Why revisit the subject of tongues?
On March 7, 2009, David Wilkerson, a seasoned “prophet” from New York City, issued a warning that shook his readers: “An earth-shattering calamity is about to happen…. It will engulf the whole [New York City] megaplex, including areas of New Jersey and Connecticut. Major cities all across America will experience riots and blazing fires.” Though Wilkerson was able to give few details about this impending conflagration other than “I know it is not far off,” he was able to provide some advice for his readers, including “laying in store a thirty-day supply of non-perishable food, toiletries and other essentials.”1
Most of those who were aware of this “prophecy” reacted to it with more amusement than alarm, but a few bloggers responded to Wilkerson’s doomsaying remarks in an effort to calm the panicked naïve among their readership.
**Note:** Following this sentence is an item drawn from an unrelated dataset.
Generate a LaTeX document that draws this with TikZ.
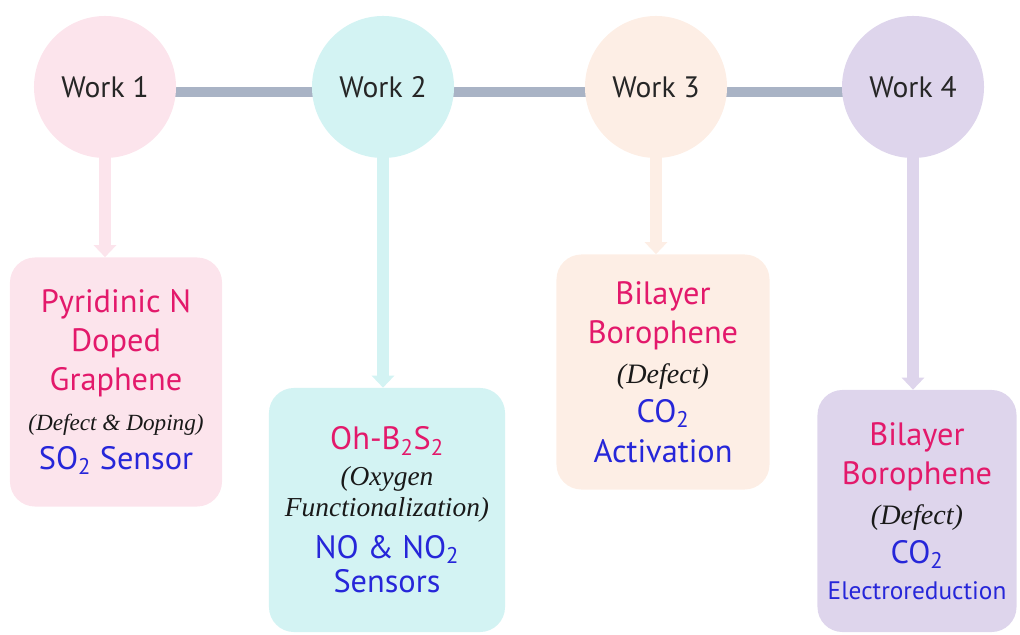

It seems that the previously simple task of answering this kind of alarmism, however, has been rendered increasingly complex by an uptick in sympathy for prophecy and tongues in conservative evangelicalism today. Simple denunciation of such foolishness is apparently no longer acceptable in today’s “open but cautious” evangelical milieu.2 Instead it would seem that one is now obliged to give Wilkerson a hearing and remain cautiously open to the possibility that his prophecy might be accurate. John Piper, for instance, cautiously proposes that Wilkerson’s prophecy “does not resonate with my spirit…. God might have said this. But it doesn’t smell authentic to me.”3 Somehow, I am not reassured.